The first season of NBC’s Community was something of a suicide mission, albeit one with some crazed integrity. Launched into the network’s Thursday-night lineup alongside stalwarts like The Office and 30 Rock, it was intended to be another of that evening’s “smart” sitcoms that eschewed the live studio audiences and crudely normative, housebound mechanics that kept powerhouses like Two and a Half Men chugging along, no matter how unfunny they were. The tradeoff made sense for the network: build a clutch of boundary-pushing shows that might attract smaller but (it must be said) more educated audiences that advertisers would pay to reach. (Why the network thought the disaster that was Outsourced fit into this mold is another question.)


The Office and 30 Rock had proved themselves in this regard, overcoming initially low ratings long enough to achieve syndication in the after-the-evening-news slots right next to Seinfeld. But Community, which combined the character-driven awkwardness of the former with the surreal self-reflexivity of the latter, was always a touch-and-go affair. Unlike many of the other Thursday night-style sitcoms (Parks and Recreation also comes to mind), it wasn’t set in a workplace, the preferred backdrop for alternative sitcoms that’s used just as commonly as the family home is for more traditional ones. (Does this say something about the interests and aspirations of these divergent audiences? The imagined family set against the actual one?)



Danny Pudi and Gillian Jacobs

Danny Pudi and Gillian Jacobs


Rather, its establishing scenario – in which a cluster of divergent types are thrown together as an Intro to Spanish study group at a bottom-tier community college in an unnamed swath of lower-tier suburbia – creates one of those family-of-friends groups which then allows the writers to play out potentially endless strings of romantic entanglements, jealousies, and power plays where little was truly at stake. The worst that could happen to anybody here was dropping out – of a horrible school.


But that wasn’t so different from other shows of its brainier ilk. What set Community apart was in its no-holds-barred approach to following the obsessive little games of its writing staff which both inspired a cultish level of devotion from those who got it and nonplussed shrugs from those who didn’t. The dialogue was faster than just about any other comedy on network TV, with the pop-culture references falling like rain.

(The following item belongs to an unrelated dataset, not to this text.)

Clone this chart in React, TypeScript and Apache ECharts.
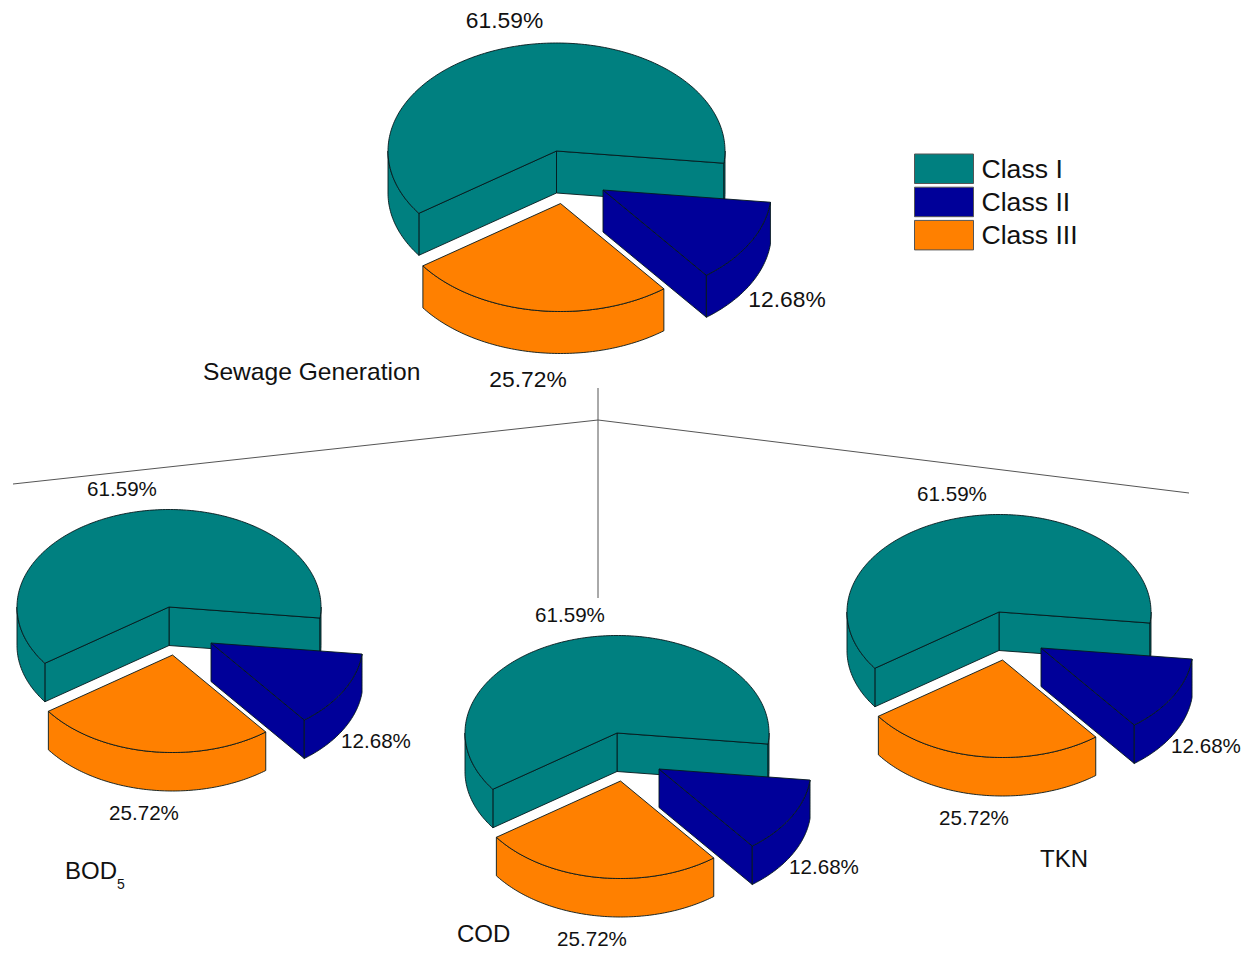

This sensibility was kept from the snark overload of something like 30 Rock (the show’s closest rival for rat-a-tat editing and delivery) by being married to a glowing naiveté. Characters like former high-school football star Troy (Donald Glover) and borderline autistic TV-obsessive Abed (Danny Pudi) and the Christian housewife Shirley (Yvette Nicole Brown) bring an uncommon innocence to their roles. This plays handily off the narcissism of characters like the group’s putative leader, relentlessly shallow lawyer Jeff (Joel McHale) and Britta (Gillian Jacobs), the feckless wannabe radical whose barely-considered stances on issues constitute some of the most-astute micro-satire ever seen on American television.


 


Joel McHale and Ken Jeong

Joel McHale and Ken Jeong


What keeps these characters from introducing a more sentimental vibe in the manner of later seasons of The Office—where the showrunners made the fatal error of believing that Michael Scott was actually a nice guy, after all – is the desperation that underlies their childlike attitudes. By the time of the second season, it has become clear that these people have become an adoptive family not because they necessarily love each other so much, but because their futures and lives outside of that study room are actually quite dark, lonely, and frightening to contemplate.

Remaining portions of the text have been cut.